16 kwietnia 2012
Kij z tłumaczeniami z języka A na język B. Olać symultankę, szeptankę, konsekutywnie konstruktywne tłumaczenia ustne. Niech mi ktoś powie wreszcie, niech mnie ktoś nauczy jak to, co widzę obrazami w głowie, to, co czuję tak dokładnie, namacalnie, to, co wiem o sobie przecież tyle już lat sama ze sobą przebywam, to, czego się boję i o czym myśleć nie chcę, jak to wszystko przełożyć na słowa? I to takie, żeby jasno i klarownie wyjaśniały, żeby rysowały takie same obrazy, wywoływały takie same uczucia, to samo o mnie mówiły? Jak takie ekwiwalenty znaleźć? Czy da się obejść bez nich?
A jeśli we mnie te obrazy poszarpane i niepełne, jeśli więcej nie- niż pewności, to co wtedy, czy wtedy skazana jestem na wieczne nie-wysłuchanie?
2 komentarze:
-
Libra pisze...:
Tak sobie roję w moim małym rozumku... Żeby ktoś mógł mnie w pełni zrozumieć i czuć, to co ja, to musiałby tachać za sobą identyczny bagaż doświadczeń, mieć taką samą tolerancję na stres czy upodobania.
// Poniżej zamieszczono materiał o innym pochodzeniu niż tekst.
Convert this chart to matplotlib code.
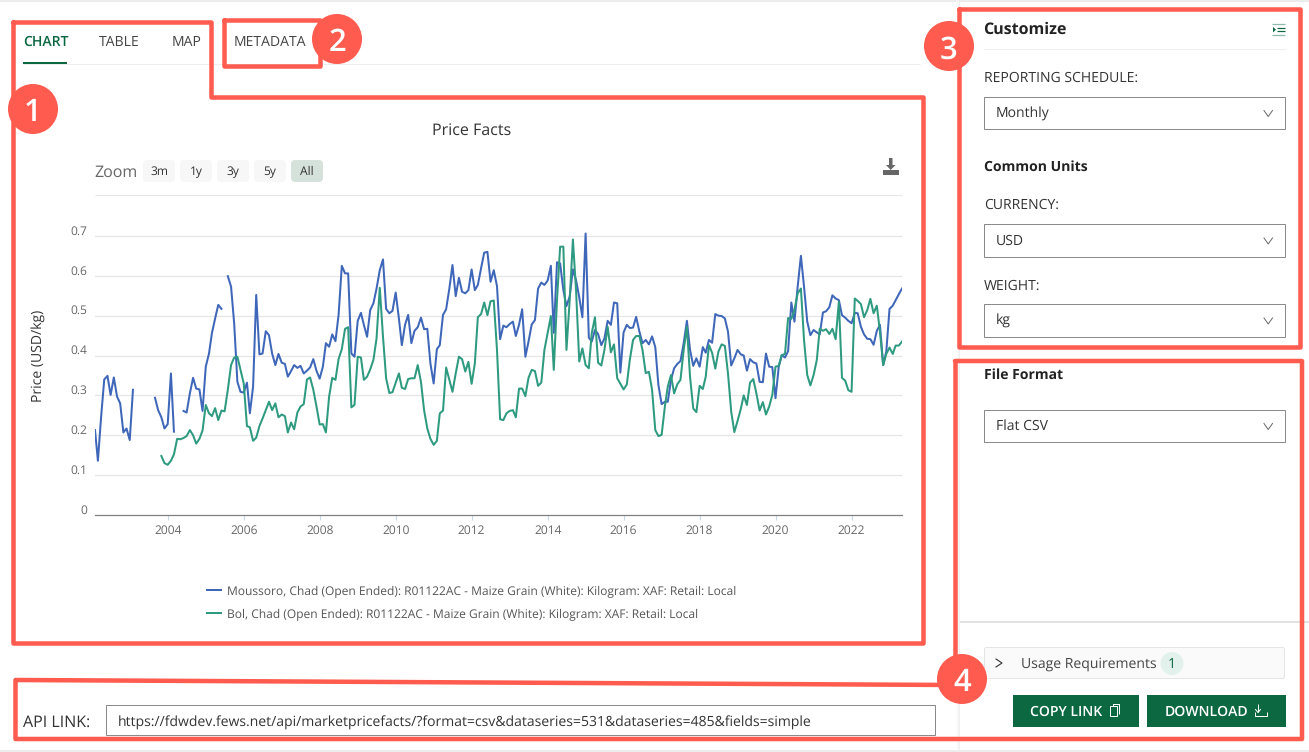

Owszem, ktoś dość empatyczny może zgadywać, i to całkiem trafnie, co czuję. Ale tych stu procent to tu nie będzie.
A poza tym... Podczytując literaturę podróżniczą, uświadamiam sobie, jak bardzo ci ludzie są ode mnie różni. Do jakiego stopnia ich pojęcia różnią się od tych samych pojęć, które wypowiadam ja. I tak sobie myślę... czy naprawdę pełne zrozumienie jest tym, do czego powinniśmy dążyć?
Takie luźne myśli, bardziej dla podtrzymania burzy mózgów niż wyrażenia ostatecznej i nieodwołalnej opinii.
Wieczne nie-wypowiedzenie, ponieważ wysłuchani jesteśmy zawsze. A z czasem Ten, który nas wysłuchuje, zamienia nasze nie-pewności, kasując te trzy literki z przodu. To wymaga - dużo czasu, cierpliwości... Z czasem znajdą się słowa, same spłyną do głowy, ułożą się, osiądą.